From the incident to the meeting, the process took seven months. It affected my work, my relationships with my family and friends, and my health. On the day I received the draft letter about to be sent to him, a Wednesday, I drank so much at a work event I couldn’t get out of bed the next morning. Still drunk, I called my manager, crying, saying I wouldn’t be in — I was hungover for the following three days. That was my rock bottom. I decided then that I would stop wallowing in self-pity and drinking so much, and do more for my case. I re-worked the letter, it was sent, and he agreed to take part.

The whole Restorative Justice process is voluntary. Both of us could have decided to leave the process at any point, or he could have said he didn’t want to be involved from the beginning. The letter inviting him to the meeting signalled that an offender support person would be in touch with him in the next week. Some time later I was told that he had immediately contacted his support person on receiving the letter, expressing he wished to be involved. To put it bluntly, he knew he’d fucked up.

This isn’t always a realistic picture—holding the offender to account and having them willing to participate can be a hard, if not impossible, task. Not every offender will be as open to participate in this process as mine, and I will be forever grateful for his willingness.

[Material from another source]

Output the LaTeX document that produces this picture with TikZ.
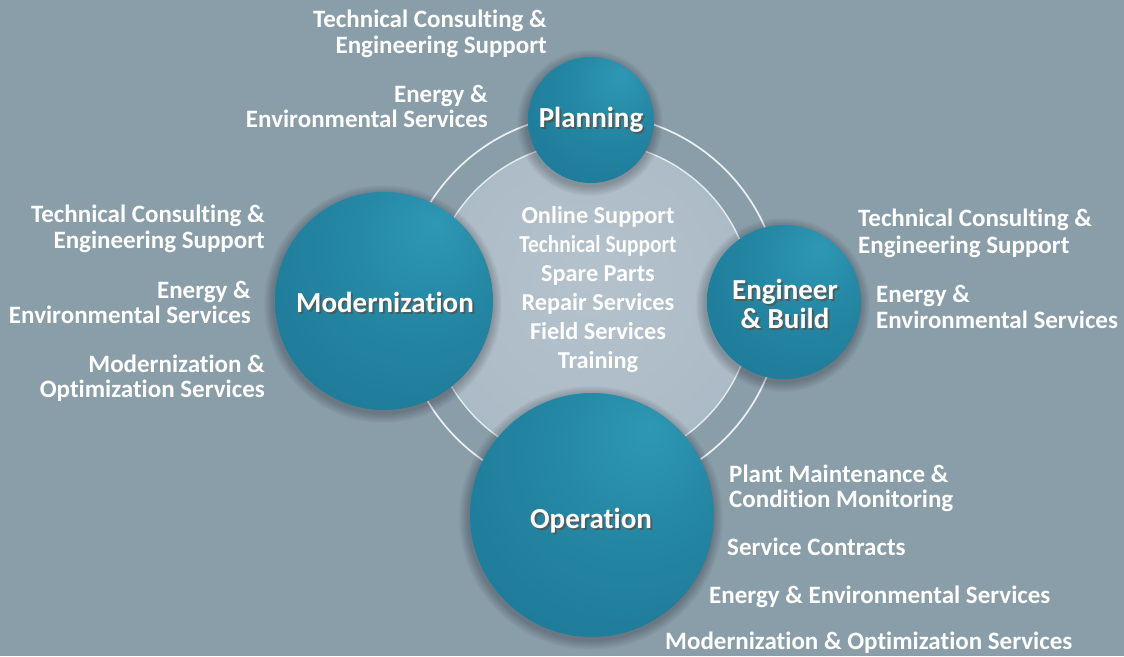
\documentclass[tikz,border=0pt]{standalone}
\usepackage{fontspec}
\usepackage{graphicx}
\setmainfont{Carlito}[Ligatures={NoCommon}]
\definecolor{bgc}{RGB}{138,158,170}
\definecolor{sphhl}{RGB}{46,152,180}
\definecolor{sphmid}{RGB}{36,135,164}
\definecolor{sphedge}{RGB}{28,116,148}
\definecolor{sphdark}{RGB}{24,104,136}
\definecolor{diskc}{RGB}{180,194,204}
\definecolor{diskm}{RGB}{168,184,196}
\definecolor{diske}{RGB}{150,168,181}
\definecolor{shtext}{RGB}{95,75,62}
\pgfdeclareradialshading{sphere}{\pgfpoint{12bp}{18bp}}{color(0bp)=(sphhl); color(18bp)=(sphmid); color(48bp)=(sphedge); color(72bp)=(sphdark)}
\pgfdeclareradialshading{disk}{\pgfpoint{0bp}{4bp}}{color(0bp)=(diskc); color(36bp)=(diskm); color(50bp)=(diske)}
\tikzset{
  ball/.style={circle, inner sep=0pt, minimum size=#1, shading=sphere, draw=none},
  ringline/.style={draw=white, line width=#1},
  lbl/.style={font=\fontsize{29}{33}\selectfont\bfseries, text=white, inner sep=0pt},
  lblsh/.style={font=\fontsize{29}{33}\selectfont\bfseries, text=shtext, opacity=0.7, inner sep=0pt},
  side/.style={font=\fontsize{25}{28}\selectfont\bfseries, text=white, inner sep=0pt},
  ctr/.style={font=\fontsize{24.3}{28}\selectfont\bfseries, text=white, inner sep=0pt, anchor=base},
}
\newcommand{\ballshadow}[3]{%
  \foreach \k in {1,...,10}{%
    \fill[black, opacity=0.025] (#1-1,#2+3) circle[radius=#3+11-\k];
  }%
}
\begin{document}
\begin{tikzpicture}[x=1pt,y=-1pt]
\fill[bgc] (0,0) rectangle (1124,656);
\useasboundingbox (0,0) rectangle (1124,656);
% central disk and rings
\node[circle, minimum size=324pt, inner sep=0pt, shading=disk] (disk) at (591,304) {};
\node[circle, minimum size=380pt, inner sep=0pt, ringline=1.7pt, draw opacity=0.85] (outerring) at (591,304) {};
\node[circle, minimum size=324pt, inner sep=0pt, ringline=1.4pt, draw opacity=0.75] (innerring) at (591,304) {};
% shadows
\ballshadow{591}{120}{63}
\ballshadow{384}{301}{109}
\ballshadow{784}{302}{77}
\ballshadow{592}{515}{122}
% spheres
\node[ball=126pt] (planning) at (591,120) {};
\node[ball=218pt] (modern) at (384,301) {};
\node[ball=154pt] (engineer) at (784,302) {};
\node[ball=244pt] (operation) at (592,515) {};
% sphere labels
\node[lblsh, anchor=base] (plsh) at (593,129) {Planning};
\node[lbl, anchor=base] (pl) at (591,127) {Planning};
\node[lblsh, anchor=base] (mosh) at (387,314) {Modernization};
\node[lbl, anchor=base] (mo) at (385,312) {Modernization};
\node[lblsh, anchor=base] (ensh) at (787,301) {Engineer};
\node[lbl, anchor=base] (en) at (785,299) {Engineer};
\node[lblsh, anchor=base] (bush) at (787,330) {\& Build};
\node[lbl, anchor=base] (bu) at (785,328) {\& Build};
\node[lblsh, anchor=base] (opsh) at (593,530) {Operation};
\node[lbl, anchor=base] (op) at (591,528) {Operation};
% center list
\node[ctr] (c1) at (598,223) {Online Support};
\node[ctr] (c2) at (598,252) {\scalebox{0.88}[1]{Technical Support}};
\node[ctr] (c3) at (598,281) {Spare Parts};
\node[ctr] (c4) at (598,310) {Repair Services};
\node[ctr] (c5) at (598,339) {Field Services};
\node[ctr] (c6) at (598,368) {Training};
% top group
\node[side, anchor=base east] (t1) at (547,27) {Technical Consulting \&};
\node[side, anchor=base east] (t2) at (547,53) {Engineering Support};
\node[side, anchor=base east] (t3) at (488,102) {Energy \&};
\node[side, anchor=base east] (t4) at (488,127) {Environmental Services};
% left group
\node[side, anchor=base east] (l1) at (265,222) {Technical Consulting \&};
\node[side, anchor=base east] (l2) at (265,248) {Engineering Support};
\node[side, anchor=base east] (l3) at (251,298) {Energy \&};
\node[side, anchor=base east] (l4) at (251,323) {Environmental Services};
\node[side, anchor=base east] (l5) at (265,372) {Modernization \&};
\node[side, anchor=base east] (l6) at (265,397) {Optimization Services};
% right group
\node[side, anchor=base west] (r1) at (858,226) {Technical Consulting \&};
\node[side, anchor=base west] (r2) at (858,253) {Engineering Support};
\node[side, anchor=base west] (r3) at (876,302) {Energy \&};
\node[side, anchor=base west] (r4) at (876,328) {Environmental Services};
% bottom group
\node[side, anchor=base west] (b1) at (729,482) {Plant Maintenance \&};
\node[side, anchor=base west] (b2) at (729,507) {Condition Monitoring};
\node[side, anchor=base west] (b3) at (727,555) {Service Contracts};
\node[side, anchor=base west] (b4) at (709,603) {Energy \& Environmental Services};
\node[side, anchor=base west] (b5) at (665,649) {Modernization \& Optimization Services};
\end{tikzpicture}
\end{document}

The meeting itself was empowering. We held it in a building I was unlikely to ever step foot in again, with HELP and Project Restore organising everything. When I walked into the room, he was already there — and he sat there, trying to string two words together. His support person sat alongside, encouraging him to speak. I stepped out of the room to allow him time to regain his composure. Watching him sit there, terrified and speechless, made me feel vindicated. This entire weight had been lifted for me, and I powered through the rest of the meeting.

I read through a list of ways his actions had affected me, and he answered questions I had, including why he had done it. I stopped him as he tried to say it was because “we had a history”. Everyone in the room looked shocked when I told him to stop, and I was asked why I had done that by the mediator — “because I don’t accept that as a valid reason”. We settled on the outcomes of the meeting, certain terms he has to follow for as long as — well, actually I don’t know how long. It’s protection for both of us. He’d taken away our friendship and trust, but I gained my sense of self back by confronting him.

It has now been over two years since that meeting took place. Since then I’ve seen him once or twice. The terms of our agreement are simple — he has to avoid me at all costs. Should he see me in the street, he must cross the road and he should avoid interacting with any of my family. He has to tell me, through a friend, if he’s going out of town for a long period of time, if he changes jobs, or moves cities. The latter of those has now happened, and for the first time in almost three years, I feel completely relaxed in my own city.

But all of this doesn’t mean I don’t miss our friendship. Our history was very complicated, and I miss having him as someone in my life. A certain time on a digital clock will always have me think of him, which leads to thinking about it. I sometimes think about reaching out, telling him I’ve forgiven him, and that I’d like us to be friends again. I don’t know if either of those things are actually true, probably just wishful thinking. And while this isn’t something I want over his head forever, it can’t be changed or forgotten — it’s just always going to be there.